Liquid Sky is probably the most startling trip into another time: it takes you right to the jaded heart of pre-AIDS hedonism. Its club kids are the real thing, the superstar children of Andy Warhol and Aladdin Sane. The title was made-up slang for heroin, and the filmmaker was a former Soviet documentarian, newly settled in New York and clearly mesmerised. The tone definitely wavers: it takes itself seriously, and then it doesn’t. Passed over for selection by my predecessor in 1983, it was still hot enough to pack the St James for two late-night screenings once I had my hands on the programme a year later. The restoration is amazing, and the cold burn of sexual hostility in the model vs model match-off that shapes the film still takes your breath away.
How would you characterise the Aotearoa films in this year’s programme?
It’s a documentary feast, with Mega Time Squad for light relief, and Stray for giant screen majesty and acting chops (Kieran Charnock and Arta Dobroshi).
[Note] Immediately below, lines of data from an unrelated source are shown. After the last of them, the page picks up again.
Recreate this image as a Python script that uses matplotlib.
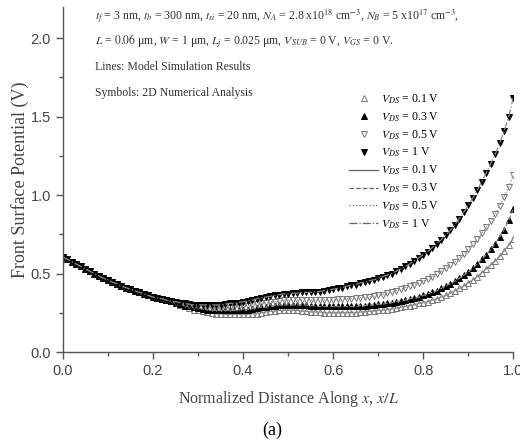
import numpy as np
import matplotlib
matplotlib.use("Agg")
import matplotlib.pyplot as plt
from matplotlib.lines import Line2D
from matplotlib.ticker import MultipleLocator

plt.rcParams['mathtext.fontset'] = 'stix'

# posiciones normalizadas x/L (paso 0.01)
x = np.round(np.arange(0, 1.0001, 0.01), 2)

# potencial superficial (V), filas de 10 puntos
inicio = [0.605, 0.59, 0.575, 0.56, 0.545, 0.53, 0.515, 0.50, 0.485, 0.47,
          0.46, 0.445, 0.435, 0.42, 0.41, 0.40, 0.39, 0.38, 0.37, 0.36]

v_1 = inicio + [
    0.35, 0.345, 0.34, 0.33, 0.325, 0.32, 0.315, 0.31, 0.305, 0.30,
    0.30, 0.30, 0.30, 0.30, 0.30, 0.30, 0.305, 0.31, 0.31, 0.315,
    0.32, 0.325, 0.33, 0.34, 0.345, 0.35, 0.355, 0.36, 0.365, 0.37,
    0.37, 0.375, 0.375, 0.38, 0.38, 0.38, 0.385, 0.385, 0.39, 0.395,
    0.40, 0.405, 0.41, 0.42, 0.425, 0.43, 0.44, 0.445, 0.455, 0.46,
    0.47, 0.48, 0.49, 0.50, 0.515, 0.53, 0.545, 0.56, 0.58, 0.60,
    0.62, 0.64, 0.665, 0.69, 0.715, 0.745, 0.775, 0.81, 0.85, 0.89,
    0.935, 0.98, 1.03, 1.085, 1.14, 1.20, 1.26, 1.33, 1.41, 1.50,
    1.62]

v_05 = inicio + [
    0.35, 0.345, 0.34, 0.33, 0.325, 0.315, 0.31, 0.305, 0.30, 0.295,
    0.29, 0.29, 0.285, 0.28, 0.28, 0.28, 0.28, 0.28, 0.285, 0.285,
    0.29, 0.295, 0.30, 0.305, 0.31, 0.315, 0.32, 0.32, 0.325, 0.33,
    0.33, 0.33, 0.33, 0.33, 0.33, 0.33, 0.33, 0.33, 0.33, 0.33,
    0.33, 0.335, 0.335, 0.34, 0.34, 0.345, 0.345, 0.35, 0.35, 0.355,
    0.36, 0.365, 0.375, 0.38, 0.39, 0.40, 0.41, 0.42, 0.43, 0.44,
    0.45, 0.465, 0.48, 0.50, 0.515, 0.535, 0.555, 0.575, 0.60, 0.625,
    0.655, 0.685, 0.72, 0.755, 0.795, 0.835, 0.88, 0.93, 0.99, 1.05,
    1.13]

v_03 = inicio + [
    0.35, 0.345, 0.34, 0.33, 0.325, 0.315, 0.305, 0.295, 0.29, 0.285,
    0.28, 0.275, 0.27, 0.27, 0.265, 0.265, 0.265, 0.265, 0.265, 0.27,
    0.27, 0.27, 0.275, 0.28, 0.285, 0.285, 0.29, 0.295, 0.30, 0.30,
    0.30, 0.30, 0.30, 0.30, 0.30, 0.295, 0.295, 0.29, 0.29, 0.29,
    0.29, 0.29, 0.29, 0.29, 0.29, 0.29, 0.295, 0.295, 0.30, 0.30,
    0.305, 0.305, 0.31, 0.315, 0.32, 0.325, 0.33, 0.34, 0.345, 0.35,
    0.36, 0.37, 0.38, 0.39, 0.405, 0.42, 0.435, 0.45, 0.47, 0.49,
    0.51, 0.535, 0.56, 0.59, 0.62, 0.655, 0.69, 0.735, 0.78, 0.84,
    0.91]

v_01 = inicio + [
    0.35, 0.345, 0.34, 0.33, 0.325, 0.315, 0.30, 0.29, 0.28, 0.27,
    0.265, 0.26, 0.255, 0.25, 0.245, 0.245, 0.24, 0.24, 0.24, 0.24,
    0.24, 0.24, 0.245, 0.245, 0.25, 0.255, 0.26, 0.26, 0.265, 0.265,
    0.265, 0.265, 0.265, 0.26, 0.26, 0.255, 0.255, 0.255, 0.25, 0.25,
    0.25, 0.25, 0.25, 0.25, 0.25, 0.25, 0.255, 0.255, 0.26, 0.26,
    0.265, 0.265, 0.27, 0.275, 0.28, 0.285, 0.29, 0.295, 0.30, 0.31,
    0.315, 0.32, 0.33, 0.34, 0.35, 0.36, 0.375, 0.39, 0.405, 0.42,
    0.44, 0.46, 0.48, 0.505, 0.53, 0.555, 0.58, 0.61, 0.645, 0.68,
    0.72]

etiquetas = ['0.1 V', '0.3 V', '0.5 V', '1 V']
series = [v_01, v_03, v_05, v_1]
marcadores = [('^', 'none', '#777777'), ('^', 'black', 'black'),
              ('v', 'none', '#777777'), ('v', 'black', 'black')]
estilos = ['-', '--', ':', '-.']

fig = plt.figure(figsize=(5.2, 4.43), dpi=100)
ax = fig.add_axes([0.121, 0.2054, 0.866, 0.7796])

gris = '#555555'
for y, (m, fc, ec), ls in zip(series, marcadores, estilos):
    ax.plot(x, y, linestyle='none', marker=m, markersize=5,
            markerfacecolor=fc, markeredgecolor=ec, markeredgewidth=0.7)
    ax.plot(x, y, linestyle=ls, color='#888888', linewidth=0.9)

ax.set_xlim(0, 1.0)
ax.set_ylim(0, 2.2)
ax.xaxis.set_major_locator(MultipleLocator(0.2))
ax.xaxis.set_minor_locator(MultipleLocator(0.1))
ax.yaxis.set_major_locator(MultipleLocator(0.5))
ax.yaxis.set_minor_locator(MultipleLocator(0.25))
ax.set_xticks(np.arange(0, 1.01, 0.2))
ax.set_xticklabels(['0.0', '0.2', '0.4', '0.6', '0.8', '1.0'])
ax.set_yticklabels([f'{v:.1f}' for v in ax.get_yticks()])

for s in ['top', 'right']:
    ax.spines[s].set_visible(False)
for s in ['left', 'bottom']:
    ax.spines[s].set_color(gris)
    ax.spines[s].set_linewidth(1.0)

ax.tick_params(which='major', direction='out', length=5, width=1, color=gris,
               labelsize=10.5, labelcolor='#444444')
ax.tick_params(which='minor', direction='out', length=3, width=1, color=gris)
for lab in ax.get_xticklabels() + ax.get_yticklabels():
    lab.set_family('Liberation Sans')

ax.set_ylabel('Front Surface Potential (V)', family='Liberation Serif', fontsize=13,
              color='#444444', labelpad=1)
ax.set_xlabel(r'Normalized Distance Along $x$, $x/L$', family='Liberation Serif',
              fontsize=11.5, color='#444444', labelpad=8)
fig.text(0.523, 1 - 430 / 443, '(a)', family='Liberation Serif', fontsize=13,
         ha='center', va='center')

fuente = dict(family='Liberation Serif', fontsize=8.5, color='#333333', va='center')
fig.text(95 / 520, 1 - 17 / 443,
         r'$t_f$ = 3 nm, $t_b$ = 300 nm, $t_{si}$ = 20 nm, $N_A$ = 2.8 x10$^{18}$ cm$^{-3}$, '
         r'$N_B$ = 5 x10$^{17}$ cm$^{-3}$,', **fuente)
fig.text(95 / 520, 1 - 41 / 443,
         r'$L$ = $0.06$ μm, $W$ = $1$ μm, $L_j$ = 0.025 μm, $V_{SUB}$ = 0 V, $V_{GS}$ = 0 V.',
         **fuente)
fig.text(95 / 520, 1 - 67 / 443, 'Lines: Model Simulation Results', **fuente)
fig.text(95 / 520, 1 - 93 / 443, 'Symbols: 2D Numerical Analysis', **fuente)

manejadores = []
for (m, fc, ec), et in zip(marcadores, etiquetas):
    manejadores.append(Line2D([], [], linestyle='none', marker=m, markersize=4.5,
                              markerfacecolor=fc, markeredgecolor=ec,
                              markeredgewidth=0.7, label=r'$V_{DS}$ = ' + et))
for ls, et in zip(estilos, etiquetas):
    manejadores.append(Line2D([], [], linestyle=ls, color='#666666', linewidth=0.9,
                              label=r'$V_{DS}$ = ' + et))

ax.legend(handles=manejadores, loc='upper left', bbox_to_anchor=(0.635, 0.752),
          frameon=False, borderaxespad=0, borderpad=0, handlelength=2.5,
          handletextpad=0.2, labelspacing=0.37,
          prop={'family': 'Liberation Serif', 'size': 8.5})

fig.savefig('out.png', dpi=100)
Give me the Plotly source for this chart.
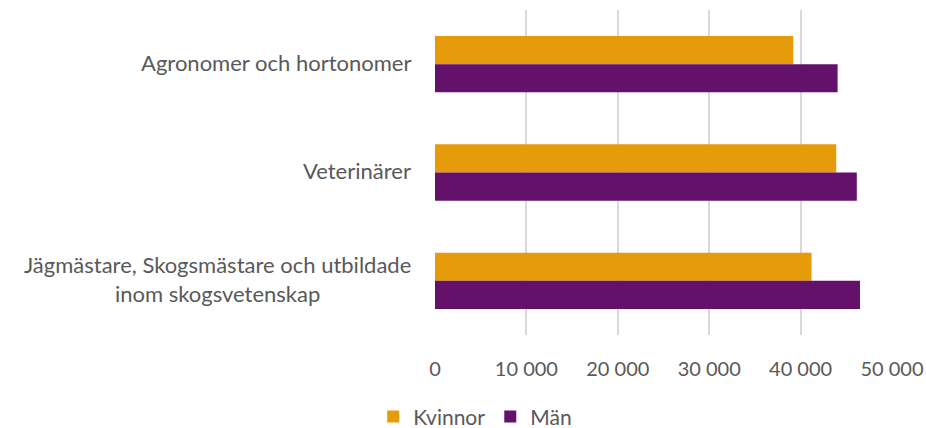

All four shorts programmes are very strong indeed.
How would you hope audiences view the overall programme this year, and what attitude would you like them to take into the festival?
No film is intended for everyone. NZIFF hopes to nudge audiences towards the films that, one way or another, will mean the most to them.
Last of all, this is more a request than a question. Can we please end the madness that is the audience Q&A?
No one is compelled to stay. But maybe you need to be first to the mic.
The New Zealand International Film Festival kicks off in Auckland mid-July, with Wellington a week later, and then the rest of the country to follow.